#### WHAT THE TASK ASKS:
Omit the pictures and print exactly the lines of the listing below, starting at the first and ending at the line containing "0.125, 0.165, 0.162];".

[BEGIN]

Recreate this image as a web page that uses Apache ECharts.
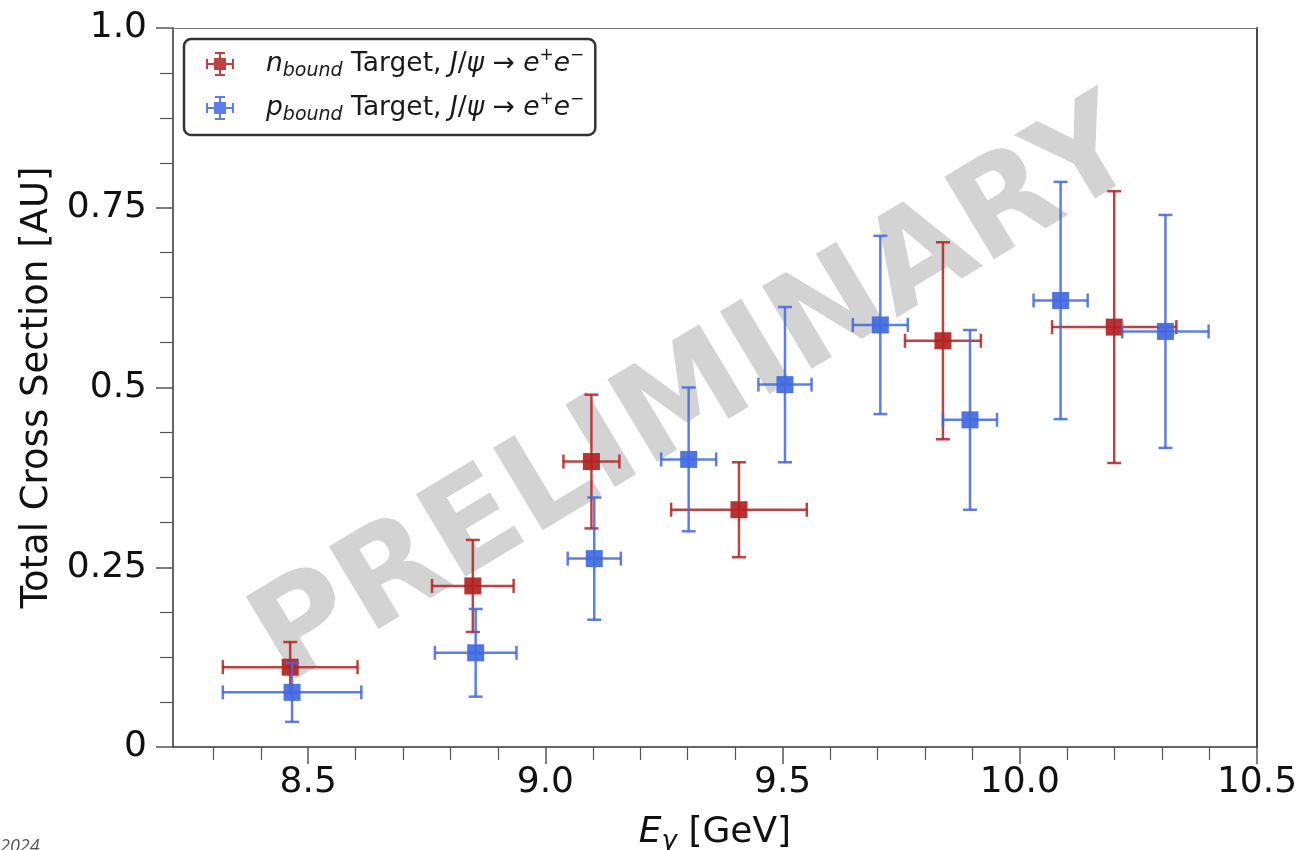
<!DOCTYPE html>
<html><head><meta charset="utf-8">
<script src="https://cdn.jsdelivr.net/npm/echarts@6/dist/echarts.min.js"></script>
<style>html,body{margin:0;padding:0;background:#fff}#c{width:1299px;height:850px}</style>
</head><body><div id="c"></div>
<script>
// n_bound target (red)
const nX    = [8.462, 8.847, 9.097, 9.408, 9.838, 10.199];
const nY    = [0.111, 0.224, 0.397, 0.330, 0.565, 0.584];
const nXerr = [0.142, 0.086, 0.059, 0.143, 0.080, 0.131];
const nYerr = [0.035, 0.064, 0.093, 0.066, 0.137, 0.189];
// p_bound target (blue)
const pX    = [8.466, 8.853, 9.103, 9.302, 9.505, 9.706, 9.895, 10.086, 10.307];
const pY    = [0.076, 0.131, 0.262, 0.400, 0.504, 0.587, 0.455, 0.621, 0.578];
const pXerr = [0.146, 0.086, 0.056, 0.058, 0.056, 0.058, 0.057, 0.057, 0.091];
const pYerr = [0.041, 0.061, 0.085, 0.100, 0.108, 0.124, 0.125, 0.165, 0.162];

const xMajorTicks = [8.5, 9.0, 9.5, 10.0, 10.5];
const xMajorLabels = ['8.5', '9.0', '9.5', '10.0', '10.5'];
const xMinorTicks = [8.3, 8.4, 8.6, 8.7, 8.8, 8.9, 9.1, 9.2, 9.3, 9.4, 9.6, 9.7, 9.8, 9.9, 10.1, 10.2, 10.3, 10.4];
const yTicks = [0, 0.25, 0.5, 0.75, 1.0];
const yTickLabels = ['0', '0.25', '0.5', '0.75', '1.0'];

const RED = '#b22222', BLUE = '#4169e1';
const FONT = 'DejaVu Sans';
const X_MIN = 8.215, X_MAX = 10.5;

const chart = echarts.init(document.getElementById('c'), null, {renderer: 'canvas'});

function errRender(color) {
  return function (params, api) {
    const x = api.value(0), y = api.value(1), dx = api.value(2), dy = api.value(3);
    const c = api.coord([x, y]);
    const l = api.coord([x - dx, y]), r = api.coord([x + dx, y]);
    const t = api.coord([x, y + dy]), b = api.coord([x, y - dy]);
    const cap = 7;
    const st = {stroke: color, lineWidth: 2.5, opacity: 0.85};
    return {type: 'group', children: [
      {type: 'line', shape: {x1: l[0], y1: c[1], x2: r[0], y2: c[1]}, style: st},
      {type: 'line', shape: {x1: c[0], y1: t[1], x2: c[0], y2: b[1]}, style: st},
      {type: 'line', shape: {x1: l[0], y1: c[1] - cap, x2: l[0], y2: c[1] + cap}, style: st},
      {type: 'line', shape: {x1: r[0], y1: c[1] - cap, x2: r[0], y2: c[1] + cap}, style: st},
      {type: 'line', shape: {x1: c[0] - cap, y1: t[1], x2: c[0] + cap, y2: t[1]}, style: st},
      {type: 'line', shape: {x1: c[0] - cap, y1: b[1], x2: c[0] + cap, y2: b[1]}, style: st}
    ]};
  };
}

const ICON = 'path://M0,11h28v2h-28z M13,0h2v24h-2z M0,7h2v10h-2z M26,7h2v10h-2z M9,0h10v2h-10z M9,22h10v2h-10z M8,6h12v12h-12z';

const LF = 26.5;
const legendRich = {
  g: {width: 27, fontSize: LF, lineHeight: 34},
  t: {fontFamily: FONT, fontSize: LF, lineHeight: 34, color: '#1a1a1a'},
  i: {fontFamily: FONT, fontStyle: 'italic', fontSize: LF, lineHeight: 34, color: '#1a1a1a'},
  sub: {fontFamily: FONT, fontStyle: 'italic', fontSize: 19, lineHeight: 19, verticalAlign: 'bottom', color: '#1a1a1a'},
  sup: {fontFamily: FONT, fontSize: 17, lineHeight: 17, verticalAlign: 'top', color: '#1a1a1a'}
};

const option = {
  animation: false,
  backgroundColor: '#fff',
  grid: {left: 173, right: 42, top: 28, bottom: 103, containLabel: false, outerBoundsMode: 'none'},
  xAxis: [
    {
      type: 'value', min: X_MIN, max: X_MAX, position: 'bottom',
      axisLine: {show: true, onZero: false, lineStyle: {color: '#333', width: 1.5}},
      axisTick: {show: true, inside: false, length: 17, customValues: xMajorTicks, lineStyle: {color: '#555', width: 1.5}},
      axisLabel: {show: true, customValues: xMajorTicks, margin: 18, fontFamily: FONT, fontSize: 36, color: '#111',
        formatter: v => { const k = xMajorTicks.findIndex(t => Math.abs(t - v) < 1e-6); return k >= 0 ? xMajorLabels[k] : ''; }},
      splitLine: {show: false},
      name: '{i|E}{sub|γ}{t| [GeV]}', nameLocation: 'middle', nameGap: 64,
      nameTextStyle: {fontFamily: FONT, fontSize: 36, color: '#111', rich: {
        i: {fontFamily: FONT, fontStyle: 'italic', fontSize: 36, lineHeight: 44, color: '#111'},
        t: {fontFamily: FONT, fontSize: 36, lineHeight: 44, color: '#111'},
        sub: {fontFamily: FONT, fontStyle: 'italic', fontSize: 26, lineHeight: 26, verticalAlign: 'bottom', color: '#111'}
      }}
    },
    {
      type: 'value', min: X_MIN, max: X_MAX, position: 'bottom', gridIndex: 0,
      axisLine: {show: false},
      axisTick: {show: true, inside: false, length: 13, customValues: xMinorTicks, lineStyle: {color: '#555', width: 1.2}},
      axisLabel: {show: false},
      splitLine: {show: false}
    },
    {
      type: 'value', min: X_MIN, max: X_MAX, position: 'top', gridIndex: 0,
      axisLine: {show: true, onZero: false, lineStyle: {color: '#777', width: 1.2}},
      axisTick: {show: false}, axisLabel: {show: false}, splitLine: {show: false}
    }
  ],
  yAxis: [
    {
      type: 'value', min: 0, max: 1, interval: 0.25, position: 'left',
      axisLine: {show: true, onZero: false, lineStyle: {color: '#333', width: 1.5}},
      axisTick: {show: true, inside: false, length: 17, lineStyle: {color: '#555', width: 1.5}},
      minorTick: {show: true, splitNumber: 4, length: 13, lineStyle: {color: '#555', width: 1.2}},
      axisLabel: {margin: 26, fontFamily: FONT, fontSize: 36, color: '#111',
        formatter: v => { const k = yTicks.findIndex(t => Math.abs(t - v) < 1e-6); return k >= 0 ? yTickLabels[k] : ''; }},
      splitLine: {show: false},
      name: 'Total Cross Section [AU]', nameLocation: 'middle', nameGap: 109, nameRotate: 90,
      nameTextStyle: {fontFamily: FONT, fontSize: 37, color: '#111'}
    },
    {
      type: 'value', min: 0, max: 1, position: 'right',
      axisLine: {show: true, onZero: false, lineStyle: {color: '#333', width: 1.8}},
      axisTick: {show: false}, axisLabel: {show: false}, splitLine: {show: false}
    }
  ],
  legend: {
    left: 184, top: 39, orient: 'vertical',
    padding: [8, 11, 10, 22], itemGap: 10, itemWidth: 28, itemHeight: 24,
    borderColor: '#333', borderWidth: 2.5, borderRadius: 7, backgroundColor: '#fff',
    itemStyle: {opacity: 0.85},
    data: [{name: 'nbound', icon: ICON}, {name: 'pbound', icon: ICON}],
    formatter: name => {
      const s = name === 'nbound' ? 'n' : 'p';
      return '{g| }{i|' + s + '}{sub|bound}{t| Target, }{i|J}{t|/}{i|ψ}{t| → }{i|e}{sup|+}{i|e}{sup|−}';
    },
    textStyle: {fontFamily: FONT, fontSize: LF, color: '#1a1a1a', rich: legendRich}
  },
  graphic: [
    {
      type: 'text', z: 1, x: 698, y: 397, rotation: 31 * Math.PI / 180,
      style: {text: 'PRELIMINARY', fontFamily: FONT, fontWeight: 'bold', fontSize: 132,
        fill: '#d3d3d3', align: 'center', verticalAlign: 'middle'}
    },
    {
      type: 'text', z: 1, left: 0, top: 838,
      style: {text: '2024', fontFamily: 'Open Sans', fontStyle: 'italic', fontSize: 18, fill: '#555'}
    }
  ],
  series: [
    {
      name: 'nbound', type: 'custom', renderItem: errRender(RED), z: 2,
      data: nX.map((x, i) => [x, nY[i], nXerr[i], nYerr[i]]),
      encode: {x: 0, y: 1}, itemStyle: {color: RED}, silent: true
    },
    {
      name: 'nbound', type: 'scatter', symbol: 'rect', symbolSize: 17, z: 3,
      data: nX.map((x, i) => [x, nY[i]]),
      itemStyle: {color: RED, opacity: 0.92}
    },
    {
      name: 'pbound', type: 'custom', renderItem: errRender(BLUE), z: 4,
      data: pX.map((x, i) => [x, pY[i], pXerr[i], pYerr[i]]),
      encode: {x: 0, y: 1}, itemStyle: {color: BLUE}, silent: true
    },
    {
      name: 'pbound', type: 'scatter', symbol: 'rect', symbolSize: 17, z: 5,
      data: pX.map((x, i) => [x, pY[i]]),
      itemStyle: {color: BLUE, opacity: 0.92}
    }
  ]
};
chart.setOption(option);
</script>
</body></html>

[END]

#### RESPONSE TO THIS TASK:
Recreate this image as a web page that uses Apache ECharts.
<!DOCTYPE html>
<html><head><meta charset="utf-8">
<script src="https://cdn.jsdelivr.net/npm/echarts@6/dist/echarts.min.js"></script>
<style>html,body{margin:0;padding:0;background:#fff}#c{width:1299px;height:850px}</style>
</head><body><div id="c"></div>
<script>
// n_bound target (red)
const nX    = [8.462, 8.847, 9.097, 9.408, 9.838, 10.199];
const nY    = [0.111, 0.224, 0.397, 0.330, 0.565, 0.584];
const nXerr = [0.142, 0.086, 0.059, 0.143, 0.080, 0.131];
const nYerr = [0.035, 0.064, 0.093, 0.066, 0.137, 0.189];
// p_bound target (blue)
const pX    = [8.466, 8.853, 9.103, 9.302, 9.505, 9.706, 9.895, 10.086, 10.307];
const pY    = [0.076, 0.131, 0.262, 0.400, 0.504, 0.587, 0.455, 0.621, 0.578];
const pXerr = [0.146, 0.086, 0.056, 0.058, 0.056, 0.058, 0.057, 0.057, 0.091];
const pYerr = [0.041, 0.061, 0.085, 0.100, 0.108, 0.124, 0.125, 0.165, 0.162];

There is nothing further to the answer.